** What is required **
Retype the lines from the first one in the records down to the line containing "W, H = 679, 465", counting both, and leave out any pictures.

** Records shown **

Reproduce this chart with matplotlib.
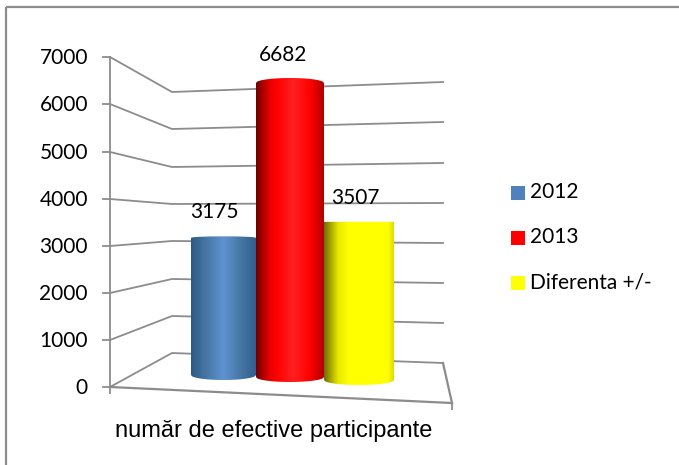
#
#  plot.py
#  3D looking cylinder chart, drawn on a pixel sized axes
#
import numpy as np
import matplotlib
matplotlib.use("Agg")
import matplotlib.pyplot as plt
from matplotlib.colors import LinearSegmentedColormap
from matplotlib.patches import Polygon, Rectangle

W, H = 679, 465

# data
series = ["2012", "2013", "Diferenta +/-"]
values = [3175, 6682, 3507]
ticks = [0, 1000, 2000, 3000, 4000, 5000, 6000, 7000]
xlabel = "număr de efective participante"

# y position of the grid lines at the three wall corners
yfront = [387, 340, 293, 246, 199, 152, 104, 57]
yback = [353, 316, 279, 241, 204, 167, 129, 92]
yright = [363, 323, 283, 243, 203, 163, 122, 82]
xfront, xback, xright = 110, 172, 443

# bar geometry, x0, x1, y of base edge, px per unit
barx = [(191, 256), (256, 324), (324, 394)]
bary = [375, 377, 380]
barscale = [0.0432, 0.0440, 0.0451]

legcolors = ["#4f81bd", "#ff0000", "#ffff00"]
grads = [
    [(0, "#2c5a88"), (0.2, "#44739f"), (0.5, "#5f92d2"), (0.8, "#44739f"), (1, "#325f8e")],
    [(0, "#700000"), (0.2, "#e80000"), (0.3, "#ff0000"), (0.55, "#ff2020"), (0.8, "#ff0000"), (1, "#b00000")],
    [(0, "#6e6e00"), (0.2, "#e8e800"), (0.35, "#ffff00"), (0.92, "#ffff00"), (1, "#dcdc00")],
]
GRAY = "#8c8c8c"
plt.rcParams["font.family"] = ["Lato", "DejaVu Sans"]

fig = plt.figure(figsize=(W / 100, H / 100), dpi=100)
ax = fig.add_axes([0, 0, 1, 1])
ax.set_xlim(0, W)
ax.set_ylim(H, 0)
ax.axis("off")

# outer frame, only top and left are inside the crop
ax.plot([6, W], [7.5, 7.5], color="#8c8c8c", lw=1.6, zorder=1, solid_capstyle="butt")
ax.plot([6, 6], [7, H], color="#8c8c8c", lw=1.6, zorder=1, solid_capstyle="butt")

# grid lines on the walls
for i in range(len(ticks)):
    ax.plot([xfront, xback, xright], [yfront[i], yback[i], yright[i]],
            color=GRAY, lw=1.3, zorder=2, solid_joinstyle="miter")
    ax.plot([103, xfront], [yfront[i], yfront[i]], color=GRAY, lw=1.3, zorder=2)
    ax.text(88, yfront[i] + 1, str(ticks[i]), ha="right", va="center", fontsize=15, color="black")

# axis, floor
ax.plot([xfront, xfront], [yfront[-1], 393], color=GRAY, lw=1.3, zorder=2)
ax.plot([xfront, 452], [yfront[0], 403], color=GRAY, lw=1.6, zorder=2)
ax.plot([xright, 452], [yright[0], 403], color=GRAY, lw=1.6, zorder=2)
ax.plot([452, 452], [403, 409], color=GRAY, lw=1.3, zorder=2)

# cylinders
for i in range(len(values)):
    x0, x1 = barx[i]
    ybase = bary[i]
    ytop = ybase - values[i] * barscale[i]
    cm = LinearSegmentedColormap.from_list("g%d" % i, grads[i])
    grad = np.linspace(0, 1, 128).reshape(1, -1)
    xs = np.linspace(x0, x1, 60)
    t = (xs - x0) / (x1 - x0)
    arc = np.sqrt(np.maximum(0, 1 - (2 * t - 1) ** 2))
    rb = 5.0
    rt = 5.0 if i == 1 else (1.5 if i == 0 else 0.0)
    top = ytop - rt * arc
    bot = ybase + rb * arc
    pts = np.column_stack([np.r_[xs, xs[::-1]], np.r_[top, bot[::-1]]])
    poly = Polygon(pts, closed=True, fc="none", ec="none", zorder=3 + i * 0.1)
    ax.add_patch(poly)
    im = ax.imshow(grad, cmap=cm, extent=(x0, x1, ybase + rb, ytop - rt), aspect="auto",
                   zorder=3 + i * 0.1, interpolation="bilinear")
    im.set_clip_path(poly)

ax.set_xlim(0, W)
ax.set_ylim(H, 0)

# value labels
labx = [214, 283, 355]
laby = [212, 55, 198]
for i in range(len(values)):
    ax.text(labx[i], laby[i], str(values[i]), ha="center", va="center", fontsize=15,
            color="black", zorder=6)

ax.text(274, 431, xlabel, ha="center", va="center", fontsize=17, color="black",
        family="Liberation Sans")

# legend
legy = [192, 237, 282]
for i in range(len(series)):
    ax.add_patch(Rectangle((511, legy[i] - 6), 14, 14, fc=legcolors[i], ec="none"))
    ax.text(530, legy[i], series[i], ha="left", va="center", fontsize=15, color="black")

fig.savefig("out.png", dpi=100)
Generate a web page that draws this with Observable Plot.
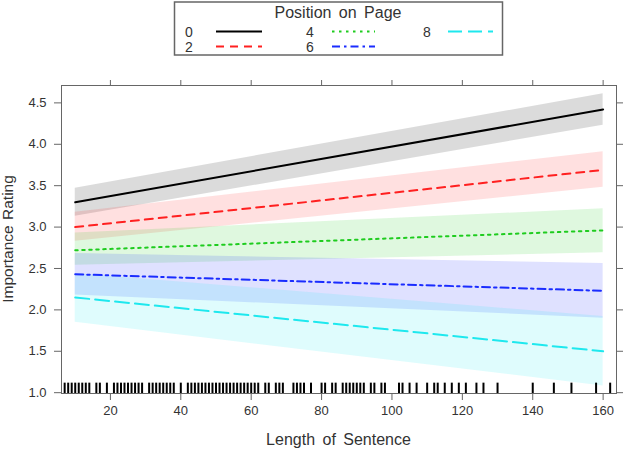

** Result for this exercise **
Reproduce this chart with matplotlib.
#
#  plot.py
#  3D looking cylinder chart, drawn on a pixel sized axes
#
import numpy as np
import matplotlib
matplotlib.use("Agg")
import matplotlib.pyplot as plt
from matplotlib.colors import LinearSegmentedColormap
from matplotlib.patches import Polygon, Rectangle

W, H = 679, 465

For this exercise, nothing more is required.